Su questo scenario esprimo oggi una forte determinazione, ma anche un forte ottimismo. Un allineamento di fattori favorevoli come quello attuale non si era mai visto nella storia recente dell’Unione Europea.(...) La politica internazionale è fatta anche di dinamiche come questa. Lo dicevo l’altro giorno a Bruxelles: mi aspetto che Donald Trump venga candidato al Premio Carlo Magno dell’Unione Europea nel 2025, perché una spinta all’integrazione come quella che si sta verificando in questo momento non si vedeva da anni. Questo riconoscimento, solitamente assegnato a chi ha contribuito alla costruzione dell’Europa, potrebbe benissimo andare a chi, indirettamente, ha reso l’Unione più coesa e determinata nel rafforzarsi.

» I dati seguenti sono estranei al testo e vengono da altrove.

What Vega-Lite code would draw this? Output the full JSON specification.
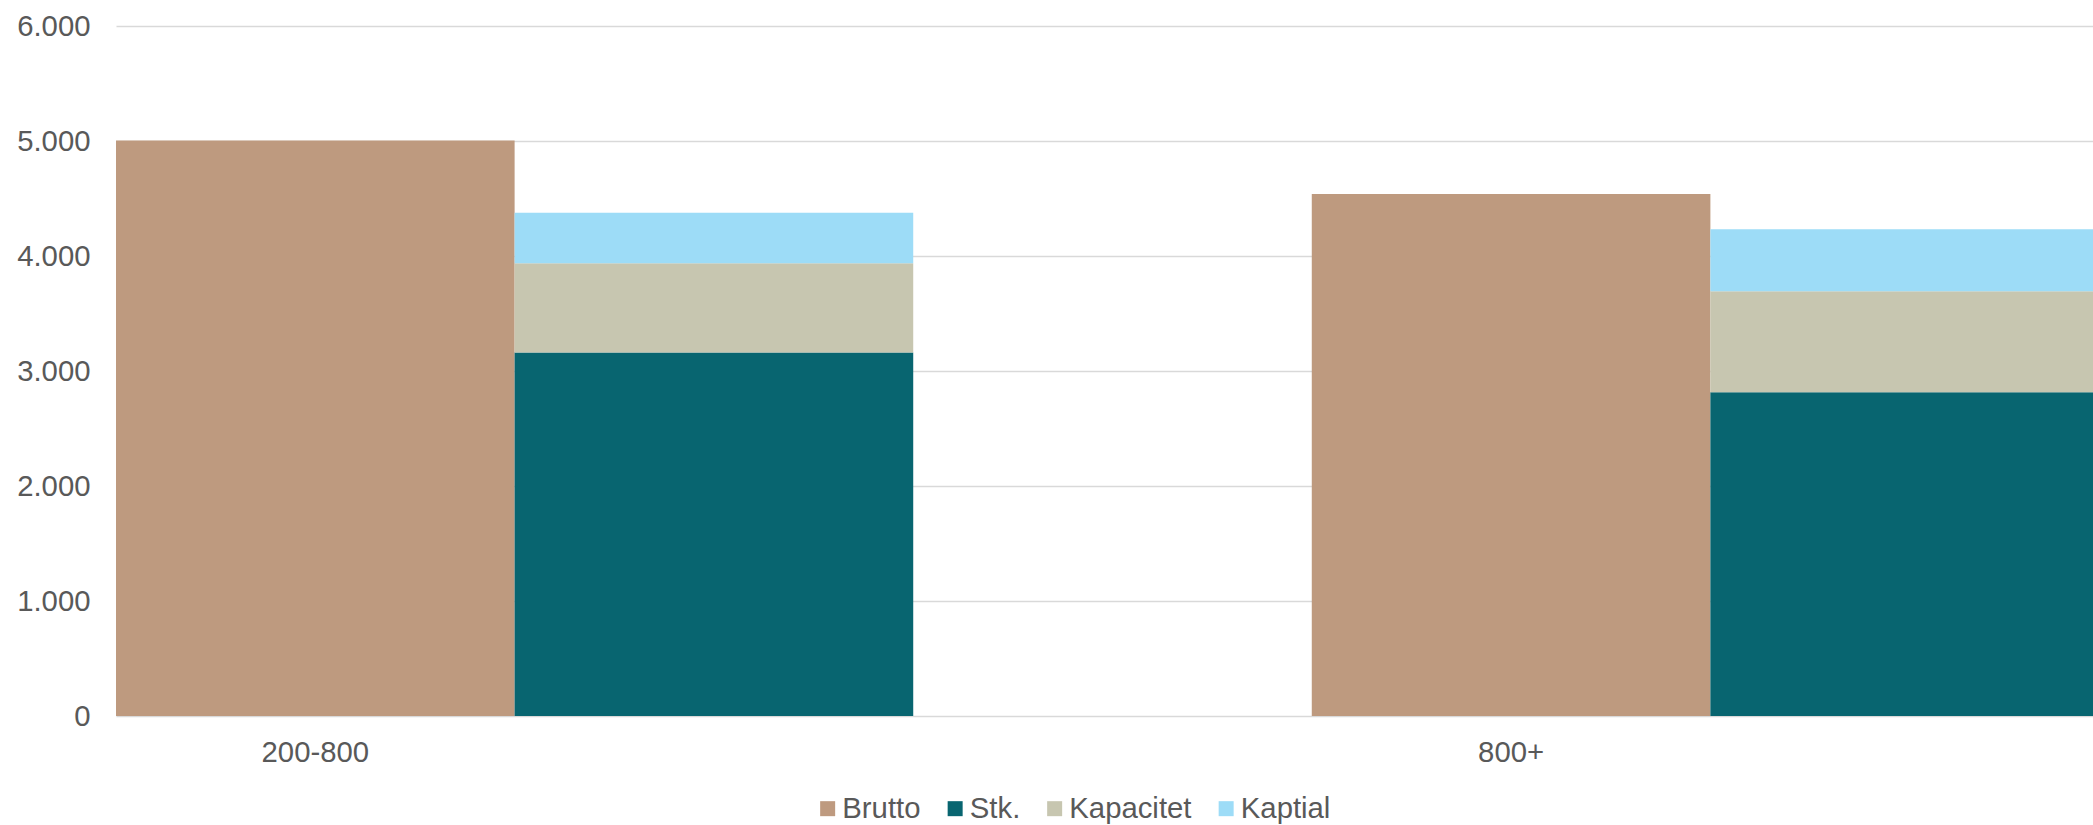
{
  "$schema": "https://vega.github.io/schema/vega-lite/v6.json",
  "width": 1977,
  "height": 690,
  "autosize": {"type": "none"},
  "padding": {"left": 116, "top": 26, "right": 0, "bottom": 109},
  "background": "white",
  "config": {
    "view": {"stroke": null},
    "font": "Liberation Sans",
    "axis": {"labelFont": "Liberation Sans", "labelColor": "#595959", "labelFontSize": 29.3}
  },
  "data": {
    "values": [
      {"group": "200-800", "bar": "Brutto", "series": "Brutto", "stackOrder": 0, "value": 5005},
      {"group": "200-800", "bar": "Fordeling", "series": "Stk.", "stackOrder": 1, "value": 3160},
      {"group": "200-800", "bar": "Fordeling", "series": "Kapacitet", "stackOrder": 2, "value": 777},
      {"group": "200-800", "bar": "Fordeling", "series": "Kaptial", "stackOrder": 3, "value": 440},
      {"group": "800+", "bar": "Brutto", "series": "Brutto", "stackOrder": 0, "value": 4540},
      {"group": "800+", "bar": "Fordeling", "series": "Stk.", "stackOrder": 1, "value": 2815},
      {"group": "800+", "bar": "Fordeling", "series": "Kapacitet", "stackOrder": 2, "value": 878},
      {"group": "800+", "bar": "Fordeling", "series": "Kaptial", "stackOrder": 3, "value": 539}
    ]
  },
  "mark": {"type": "bar", "clip": true},
  "encoding": {
    "x": {
      "field": "group",
      "type": "nominal",
      "sort": ["200-800", "800+"],
      "scale": {"domain": ["200-800", "800+"], "range": [0, 1993], "paddingInner": 0.3333, "paddingOuter": 0},
      "axis": {
        "title": null,
        "domain": false,
        "ticks": false,
        "grid": false,
        "labelAngle": 0,
        "labelOffset": -199.3,
        "labelPadding": 22
      }
    },
    "xOffset": {
      "field": "bar",
      "type": "nominal",
      "sort": ["Brutto", "Fordeling"],
      "scale": {"domain": ["Brutto", "Fordeling"], "paddingInner": 0, "paddingOuter": 0}
    },
    "y": {
      "field": "value",
      "type": "quantitative",
      "stack": "zero",
      "scale": {"domain": [0, 6000], "nice": false},
      "axis": {
        "title": null,
        "domain": false,
        "ticks": false,
        "values": [0, 1000, 2000, 3000, 4000, 5000, 6000],
        "gridColor": "#d9d9d9",
        "gridWidth": 1.5,
        "labelPadding": 26,
        "labelExpr": "replace(format(datum.value, ','), ',', '.')"
      }
    },
    "order": {"field": "stackOrder", "type": "quantitative", "sort": "ascending"},
    "color": {
      "field": "series",
      "type": "nominal",
      "sort": ["Brutto", "Stk.", "Kapacitet", "Kaptial"],
      "scale": {
        "domain": ["Brutto", "Stk.", "Kapacitet", "Kaptial"],
        "range": ["#BE9A7F", "#086570", "#C7C6B0", "#9DDCF7"]
      },
      "legend": {
        "title": null,
        "orient": "none",
        "direction": "horizontal",
        "legendX": 697,
        "legendY": 768,
        "padding": 0,
        "symbolType": "square",
        "symbolSize": 225,
        "symbolStrokeWidth": 0,
        "labelOffset": 0,
        "columnPadding": 19.5,
        "labelFont": "Liberation Sans",
        "labelFontSize": 29.3,
        "labelColor": "#595959",
        "labelLimit": 400
      }
    }
  }
}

Tuttavia, tutto questo potrà concretizzarsi solo se alcune delle condizioni che ho descritto diventeranno realtà e, soprattutto, se ci sarà una piena consapevolezza del fatto che l’obiettivo di questa operazione è quello di mobilitare risorse affinché gli investimenti privati e pubblici per i grandi beni pubblici europei possano realmente concretizzarsi.